Handling Complex Types: `PyYAML` supports YAML’s advanced features like anchors, aliases, and custom tags, though `safe_load` is recommended for security to avoid arbitrary code execution.

Choosing the Right Tool: `jq` vs. Python

The choice between `jq` and Python’s libraries hinges on the context and complexity of your data management task.

When to Use `jq`:

Shell Scripting & Automation: For quick, one-off tasks within shell scripts, CI/CD pipelines, or interactive command-line sessions.
Simple Transformations: Extracting specific fields, filtering arrays, or basic restructuring of JSON data.
Performance Criticality (for simple tasks): `jq` is a compiled binary and can be very fast for straightforward operations on large JSON files, often outperforming Python’s initial parsing overhead.
Dependency Management: `jq` is a standalone executable, requiring no installation within your Python environment.
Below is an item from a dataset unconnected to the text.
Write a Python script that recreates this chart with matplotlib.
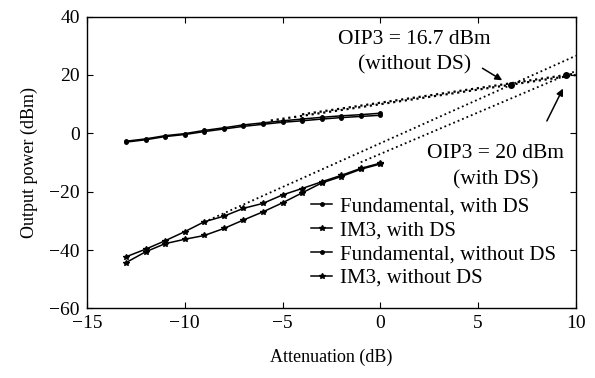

When to Use Python (`json`, `PyYAML`):

Complex Logic: When transformations involve conditional logic, loops, calculations, or state management.
Application Integration: Embedding data processing within larger Python applications.
Robust Error Handling: Implementing detailed error checking and recovery mechanisms.
Data Validation: Performing schema validation or custom data integrity checks.
Interfacing with Other Libraries: Seamlessly passing data to or from other Python libraries (e.g., Pandas, SQLAlchemy, network libraries).
YAML Processing: `jq` has no native YAML support; Python is the clear choice here.

In many production environments, a hybrid approach is common. `jq` might be used for initial filtering or data extraction in a shell script, with the output then piped to a Python script for more sophisticated processing. Understanding the strengths of each tool allows for building more efficient, maintainable, and robust data management pipelines.